# Cloudy water with Maracyn I & II



## Sadie (Jan 21, 2007)

Do Maracyn I or II tend to cloud the water?? Never used this stuff before. 

I woke up this morning to a tank that was so cloudy I could see it well before I turned the lights on from the other side of the room no less. The first night I used the meds the tank was clear the next morning. Last night was the second dose and I now have fog city.

I checked the params this morning and all was in normal bounds except the ammonia which was .25 so I did a 40% water change while of course running late for work. I was hoping the water change would help with the cloudiness but it was still fog city when I got home this evening.

When I changed the water this morning I noticed it had a very slight green-yellow color to it.

I know what caused the ammonia spike and totally expected it. I rinsed my sponge filter too thoroughly so I am going to have a cycle. 

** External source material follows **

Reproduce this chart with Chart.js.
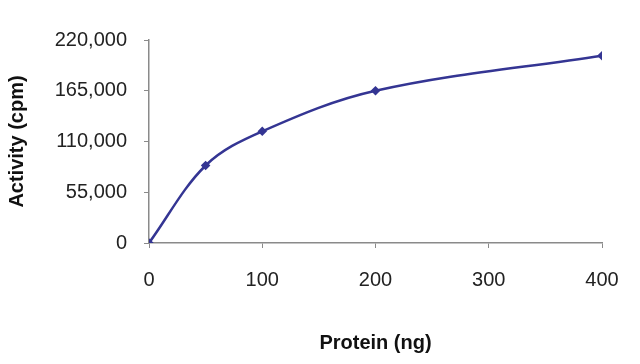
<!DOCTYPE html>
<html lang="en">
<head>
<meta charset="UTF-8">
<title>Activity vs Protein</title>
<script src="https://cdn.jsdelivr.net/npm/chart.js"></script>
<style>
  body { margin: 0; padding: 0; background: #fff; }
  .wrap { width: 640px; height: 364px; position: relative; }
</style>
</head>
<body>
<div class="wrap"><canvas id="chart"></canvas></div>
<script>
// values
const proteinNg = [0, 50, 100, 200, 400];
const activityCpm = [0, 84000, 121000, 165000, 203000];
const xTicks = [0, 100, 200, 300, 400];
const yTicks = [0, 55000, 110000, 165000, 220000];

const lineColor = '#343593';
const axisColor = '#8a8a8a';

const points = proteinNg.map((x, i) => ({ x: x, y: activityCpm[i] }));

new Chart(document.getElementById('chart'), {
  type: 'line',
  data: {
    datasets: [{
      data: points,
      borderColor: lineColor,
      backgroundColor: lineColor,
      borderWidth: 2.5,
      tension: 0.35,
      pointStyle: 'rectRot',
      pointRadius: 3,
      fill: false
    }]
  },
  options: {
    responsive: true,
    maintainAspectRatio: false,
    animation: false,
    layout: { padding: { top: 40, right: 38, left: 0, bottom: 0 } },
    plugins: { legend: { display: false }, tooltip: { enabled: false } },
    scales: {
      x: {
        type: 'linear',
        min: 0,
        max: 400,
        afterBuildTicks: (s) => { s.ticks = xTicks.map(v => ({ value: v })); },
        afterFit: (s) => { s.height = 121; },
        grid: { drawOnChartArea: false, color: axisColor, tickLength: 5 },
        border: { color: axisColor, width: 1.5 },
        ticks: { color: '#222', padding: 20, font: { family: 'Liberation Sans', size: 20 } },
        title: {
          display: true,
          text: 'Protein (ng)',
          color: '#111',
          padding: { top: 0, bottom: 9 },
          font: { family: 'Liberation Sans', size: 20, weight: 'bold' }
        }
      },
      y: {
        min: 0,
        max: 220000,
        afterBuildTicks: (s) => { s.ticks = yTicks.map(v => ({ value: v })); },
        afterFit: (s) => { s.width = 149; },
        grid: { drawOnChartArea: false, color: axisColor, tickLength: 5 },
        border: { color: axisColor, width: 1.5 },
        ticks: {
          color: '#222',
          padding: 17,
          font: { family: 'Liberation Sans', size: 20 },
          callback: (v) => v.toLocaleString('en-US')
        },
        title: {
          display: true,
          text: 'Activity (cpm)',
          color: '#111',
          padding: { top: 5, bottom: 0 },
          font: { family: 'Liberation Sans', size: 20, weight: 'bold' }
        }
      }
    }
  }
});
</script>
</body>
</html>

I had a family member going into town today so I had them pick up a Whisper filter, the kind that has the bio-bag filters that you put carbon into. I just finished setting that up and threw in a loaded filter to see if I can clear the fog. If successful and I get clear water by bed I will test params again and then make 3rd of meds if the params aren't too high.

Any other ideas?


----------



## Trishfish (Feb 18, 2007)

Using carbon now takes the medicine out of the water so it will not be effective. You need to take out the carbon until you're done treating.

You might be having a bacterial bloom.


----------



## hellow (Apr 28, 2007)

If the tank gets turning green and yellow all over, Put the Bio-Filter back into the pump with the carbon installed because that means the medicine is doing somthing very wrong.


----------